Gender-swapped movies are all the rage these days.
You've got the all-female Ghostbusters, Very Bad Things reimagined with women in Rough Night and even Danny Ocean's sister taking the reins in Ocean's 8.
The latest film to get the gender-swapping treatment is the Michael Caine and Steve Martin classic Dirty Rotten Scoundrels.
The con men are replaced by Anne Hathaway and Rebel Wilson's con women in The Hustle.
Changing the genders of the leads isn't an inherently bad thing, but like any remake, it has an element of danger - will this new version improve upon or update the story, or will it struggle under the weight of its predecessor?
Sadly for The Hustle, that weight is too much to bear and it falls flat.

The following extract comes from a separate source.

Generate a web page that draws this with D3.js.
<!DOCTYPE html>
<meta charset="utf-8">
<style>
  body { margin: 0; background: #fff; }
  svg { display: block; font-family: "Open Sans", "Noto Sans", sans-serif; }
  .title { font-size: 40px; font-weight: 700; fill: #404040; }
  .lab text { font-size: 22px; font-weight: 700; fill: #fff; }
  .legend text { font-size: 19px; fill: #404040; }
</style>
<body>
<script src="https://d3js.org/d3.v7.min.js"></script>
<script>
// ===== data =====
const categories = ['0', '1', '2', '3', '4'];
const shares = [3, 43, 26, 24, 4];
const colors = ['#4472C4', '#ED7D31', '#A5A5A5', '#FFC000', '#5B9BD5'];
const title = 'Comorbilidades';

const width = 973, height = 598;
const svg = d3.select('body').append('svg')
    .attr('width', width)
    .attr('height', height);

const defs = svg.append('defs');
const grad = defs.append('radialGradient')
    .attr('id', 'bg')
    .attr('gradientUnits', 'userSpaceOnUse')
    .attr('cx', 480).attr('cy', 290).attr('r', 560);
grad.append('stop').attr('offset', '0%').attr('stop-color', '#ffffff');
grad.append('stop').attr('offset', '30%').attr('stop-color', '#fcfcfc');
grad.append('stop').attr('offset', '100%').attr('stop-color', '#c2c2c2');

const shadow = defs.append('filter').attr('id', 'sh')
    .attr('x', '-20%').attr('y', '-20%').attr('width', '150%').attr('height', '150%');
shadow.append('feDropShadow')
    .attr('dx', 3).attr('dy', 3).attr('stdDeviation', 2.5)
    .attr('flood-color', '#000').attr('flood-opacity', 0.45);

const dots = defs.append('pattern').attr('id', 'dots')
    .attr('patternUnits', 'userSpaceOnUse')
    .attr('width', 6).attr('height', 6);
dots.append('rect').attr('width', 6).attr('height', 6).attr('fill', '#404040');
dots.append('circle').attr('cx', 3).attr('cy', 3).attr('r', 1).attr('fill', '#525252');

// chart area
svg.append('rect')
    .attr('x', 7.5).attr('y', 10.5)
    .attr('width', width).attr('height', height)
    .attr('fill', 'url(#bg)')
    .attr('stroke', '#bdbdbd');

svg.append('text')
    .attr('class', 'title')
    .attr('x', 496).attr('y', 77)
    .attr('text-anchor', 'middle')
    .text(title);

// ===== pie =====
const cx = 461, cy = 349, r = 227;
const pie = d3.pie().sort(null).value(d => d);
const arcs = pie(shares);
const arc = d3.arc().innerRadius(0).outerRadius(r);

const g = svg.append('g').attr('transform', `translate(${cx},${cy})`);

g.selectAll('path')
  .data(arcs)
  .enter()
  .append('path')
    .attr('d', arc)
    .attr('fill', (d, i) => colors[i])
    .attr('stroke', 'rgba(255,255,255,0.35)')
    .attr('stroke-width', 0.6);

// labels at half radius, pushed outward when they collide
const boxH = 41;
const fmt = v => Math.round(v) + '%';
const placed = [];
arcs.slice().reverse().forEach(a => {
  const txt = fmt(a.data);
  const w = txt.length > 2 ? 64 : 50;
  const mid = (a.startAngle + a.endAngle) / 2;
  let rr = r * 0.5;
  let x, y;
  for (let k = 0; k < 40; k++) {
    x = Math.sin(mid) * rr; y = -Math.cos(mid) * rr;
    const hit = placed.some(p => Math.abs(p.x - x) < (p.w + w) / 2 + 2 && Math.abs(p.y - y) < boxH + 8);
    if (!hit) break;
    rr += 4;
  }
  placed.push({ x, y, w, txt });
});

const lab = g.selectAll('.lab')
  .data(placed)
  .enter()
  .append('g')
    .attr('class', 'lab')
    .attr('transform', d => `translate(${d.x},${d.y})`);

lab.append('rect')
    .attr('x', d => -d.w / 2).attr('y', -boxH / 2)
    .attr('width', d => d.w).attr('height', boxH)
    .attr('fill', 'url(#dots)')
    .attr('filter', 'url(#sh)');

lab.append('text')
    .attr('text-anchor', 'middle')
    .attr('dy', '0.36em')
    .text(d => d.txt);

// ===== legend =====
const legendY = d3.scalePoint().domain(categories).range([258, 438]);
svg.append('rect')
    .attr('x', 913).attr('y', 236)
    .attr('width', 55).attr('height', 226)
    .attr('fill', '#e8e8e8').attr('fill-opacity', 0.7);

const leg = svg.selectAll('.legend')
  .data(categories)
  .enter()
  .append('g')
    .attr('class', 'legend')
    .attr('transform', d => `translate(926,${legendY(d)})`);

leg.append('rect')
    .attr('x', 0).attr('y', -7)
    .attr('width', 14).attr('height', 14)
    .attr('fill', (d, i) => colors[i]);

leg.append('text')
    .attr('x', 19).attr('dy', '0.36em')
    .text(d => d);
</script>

It has some funny moments, but neither Hathaway (Interstellar) nor Wilson (Isn't It Romantic) can match the respective pomposity and lunacy of Caine and Martin.

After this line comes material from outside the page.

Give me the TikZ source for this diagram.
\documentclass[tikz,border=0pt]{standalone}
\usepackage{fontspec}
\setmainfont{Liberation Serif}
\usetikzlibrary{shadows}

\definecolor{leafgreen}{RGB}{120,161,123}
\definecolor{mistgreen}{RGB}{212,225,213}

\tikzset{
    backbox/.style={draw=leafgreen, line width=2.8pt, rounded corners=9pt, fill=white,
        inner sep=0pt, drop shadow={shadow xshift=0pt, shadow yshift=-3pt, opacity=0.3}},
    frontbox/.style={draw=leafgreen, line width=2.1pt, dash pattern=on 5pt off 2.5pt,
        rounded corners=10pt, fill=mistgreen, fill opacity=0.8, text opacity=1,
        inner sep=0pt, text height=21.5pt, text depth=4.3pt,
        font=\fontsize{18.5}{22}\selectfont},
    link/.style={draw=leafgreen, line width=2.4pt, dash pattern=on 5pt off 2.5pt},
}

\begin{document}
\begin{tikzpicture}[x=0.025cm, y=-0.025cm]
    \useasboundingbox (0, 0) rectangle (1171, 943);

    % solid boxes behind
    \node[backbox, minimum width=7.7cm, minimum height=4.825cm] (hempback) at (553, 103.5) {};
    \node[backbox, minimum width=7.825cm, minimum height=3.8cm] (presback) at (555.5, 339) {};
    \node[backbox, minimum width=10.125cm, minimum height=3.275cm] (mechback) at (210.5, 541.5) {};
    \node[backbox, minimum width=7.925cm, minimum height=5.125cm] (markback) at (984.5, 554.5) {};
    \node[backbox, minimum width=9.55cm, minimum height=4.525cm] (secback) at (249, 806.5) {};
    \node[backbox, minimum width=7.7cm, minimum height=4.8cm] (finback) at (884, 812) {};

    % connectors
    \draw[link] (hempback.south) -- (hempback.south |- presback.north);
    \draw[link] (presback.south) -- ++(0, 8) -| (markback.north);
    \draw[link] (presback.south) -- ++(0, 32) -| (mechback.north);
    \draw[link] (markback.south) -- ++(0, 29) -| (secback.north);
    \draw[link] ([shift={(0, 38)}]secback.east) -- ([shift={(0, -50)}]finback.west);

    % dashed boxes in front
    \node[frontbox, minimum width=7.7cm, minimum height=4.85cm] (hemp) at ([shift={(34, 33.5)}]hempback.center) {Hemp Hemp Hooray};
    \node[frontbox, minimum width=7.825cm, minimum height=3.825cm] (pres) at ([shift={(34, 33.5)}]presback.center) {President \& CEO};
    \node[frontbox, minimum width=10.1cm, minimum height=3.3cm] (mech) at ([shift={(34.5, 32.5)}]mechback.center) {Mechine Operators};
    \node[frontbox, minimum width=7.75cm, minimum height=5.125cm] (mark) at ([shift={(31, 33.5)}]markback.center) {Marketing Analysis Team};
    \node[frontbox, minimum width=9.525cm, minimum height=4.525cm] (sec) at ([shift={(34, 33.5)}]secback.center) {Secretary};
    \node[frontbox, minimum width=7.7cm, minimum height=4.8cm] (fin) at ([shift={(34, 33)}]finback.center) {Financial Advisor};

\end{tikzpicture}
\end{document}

This time around, the film sees Wilson's small-time swindler Penny plying her trade in a picturesque French town occupied by Hathaway's professional scammer Josephine.

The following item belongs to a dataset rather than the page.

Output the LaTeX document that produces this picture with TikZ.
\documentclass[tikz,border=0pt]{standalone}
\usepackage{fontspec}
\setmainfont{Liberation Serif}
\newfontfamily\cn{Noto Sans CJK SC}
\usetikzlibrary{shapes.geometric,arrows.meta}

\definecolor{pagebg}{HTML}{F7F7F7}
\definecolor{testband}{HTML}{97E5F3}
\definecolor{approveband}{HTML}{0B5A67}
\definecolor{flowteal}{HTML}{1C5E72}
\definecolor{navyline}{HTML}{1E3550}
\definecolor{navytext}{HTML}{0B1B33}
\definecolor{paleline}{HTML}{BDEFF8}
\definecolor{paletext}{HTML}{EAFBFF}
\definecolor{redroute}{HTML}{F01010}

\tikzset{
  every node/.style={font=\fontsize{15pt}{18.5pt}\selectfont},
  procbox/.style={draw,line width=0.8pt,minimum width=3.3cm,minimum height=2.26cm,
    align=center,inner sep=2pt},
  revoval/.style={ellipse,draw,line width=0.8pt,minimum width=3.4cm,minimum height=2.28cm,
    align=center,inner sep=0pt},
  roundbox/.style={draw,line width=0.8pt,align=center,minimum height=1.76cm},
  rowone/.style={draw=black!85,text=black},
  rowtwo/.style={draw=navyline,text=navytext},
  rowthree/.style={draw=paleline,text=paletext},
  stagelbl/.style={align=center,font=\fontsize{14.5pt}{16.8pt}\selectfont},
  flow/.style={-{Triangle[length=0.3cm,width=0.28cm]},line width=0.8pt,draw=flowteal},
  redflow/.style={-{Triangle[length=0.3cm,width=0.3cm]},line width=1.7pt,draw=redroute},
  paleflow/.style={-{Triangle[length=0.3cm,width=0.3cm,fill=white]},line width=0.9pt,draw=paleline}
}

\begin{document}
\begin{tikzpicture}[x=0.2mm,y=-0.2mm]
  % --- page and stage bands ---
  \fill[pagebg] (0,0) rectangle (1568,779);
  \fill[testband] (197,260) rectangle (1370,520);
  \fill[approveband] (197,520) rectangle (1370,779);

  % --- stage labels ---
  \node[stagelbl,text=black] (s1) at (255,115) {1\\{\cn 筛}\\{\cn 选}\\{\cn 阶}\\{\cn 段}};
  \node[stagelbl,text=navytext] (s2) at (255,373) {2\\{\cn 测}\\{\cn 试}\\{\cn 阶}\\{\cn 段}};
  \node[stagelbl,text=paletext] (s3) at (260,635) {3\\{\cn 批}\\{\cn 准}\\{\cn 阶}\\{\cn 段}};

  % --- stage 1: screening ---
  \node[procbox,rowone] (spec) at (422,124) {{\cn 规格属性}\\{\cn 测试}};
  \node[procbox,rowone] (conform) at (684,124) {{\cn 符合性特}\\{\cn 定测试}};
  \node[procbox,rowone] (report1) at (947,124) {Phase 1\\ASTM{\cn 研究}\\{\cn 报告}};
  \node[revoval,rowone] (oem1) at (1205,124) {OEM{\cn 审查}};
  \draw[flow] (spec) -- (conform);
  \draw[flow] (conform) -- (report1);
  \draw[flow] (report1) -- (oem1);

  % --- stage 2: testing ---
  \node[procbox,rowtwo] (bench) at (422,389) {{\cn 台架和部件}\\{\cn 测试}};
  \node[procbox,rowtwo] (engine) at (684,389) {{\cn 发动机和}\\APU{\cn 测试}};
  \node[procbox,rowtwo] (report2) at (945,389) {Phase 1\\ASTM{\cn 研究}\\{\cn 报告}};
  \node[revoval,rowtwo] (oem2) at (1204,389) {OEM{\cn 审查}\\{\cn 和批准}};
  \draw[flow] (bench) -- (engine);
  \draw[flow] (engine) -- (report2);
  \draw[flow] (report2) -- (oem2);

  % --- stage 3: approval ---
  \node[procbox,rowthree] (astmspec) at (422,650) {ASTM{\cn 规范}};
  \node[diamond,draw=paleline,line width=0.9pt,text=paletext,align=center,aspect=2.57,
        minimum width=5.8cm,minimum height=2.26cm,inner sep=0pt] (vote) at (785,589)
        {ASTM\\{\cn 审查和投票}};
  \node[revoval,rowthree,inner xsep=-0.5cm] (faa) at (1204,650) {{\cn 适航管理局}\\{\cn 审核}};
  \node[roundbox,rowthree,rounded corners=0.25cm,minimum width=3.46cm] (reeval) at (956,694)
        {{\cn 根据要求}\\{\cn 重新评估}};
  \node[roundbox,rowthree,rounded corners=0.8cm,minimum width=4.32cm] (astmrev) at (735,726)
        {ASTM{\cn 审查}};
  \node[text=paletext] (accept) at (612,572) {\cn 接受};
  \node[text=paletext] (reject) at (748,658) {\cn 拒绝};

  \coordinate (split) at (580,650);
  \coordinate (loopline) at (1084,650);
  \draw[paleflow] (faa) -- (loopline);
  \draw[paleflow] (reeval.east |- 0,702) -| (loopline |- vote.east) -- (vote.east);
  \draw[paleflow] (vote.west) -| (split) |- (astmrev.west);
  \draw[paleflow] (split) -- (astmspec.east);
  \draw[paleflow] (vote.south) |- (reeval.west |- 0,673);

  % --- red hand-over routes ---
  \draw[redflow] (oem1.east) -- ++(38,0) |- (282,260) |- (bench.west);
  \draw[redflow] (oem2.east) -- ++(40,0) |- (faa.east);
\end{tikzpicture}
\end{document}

Josephine goes after the big money, the high-class marks with her tried and true method: convince the man he's a hero. Penny's tastes are simpler - get a few hundred bucks off an idiot with a spot of catfishing.
The story really kicks into gear when they decide to go head-to-head - whoever swindles the most money from an unsuspecting mark (Alex Sharp's Thomas) gets to continue conning their way through the town while the loser must leave.
There's really not a whole lot to write home about in The Hustle, but their are few pluses: the aesthetic looks expensive, Hathaway's costumes are divine and up-and-coming British actor Sharp is an unexpected joy.
Wilson, however, is far better as a support character than a lead. She and Hathaway have zero chemistry.
Hathaway doesn't get away scot-free either - her accent is atrocious. She clearly knows how to do a British accent as she used one successfully in Les Miserables and Becoming Jane, but Josephine's accent is so over the top it's painful.
If you're a fan of Dirty Rotten Scoundrels, you might want to steer clear of this unfavourable imitation.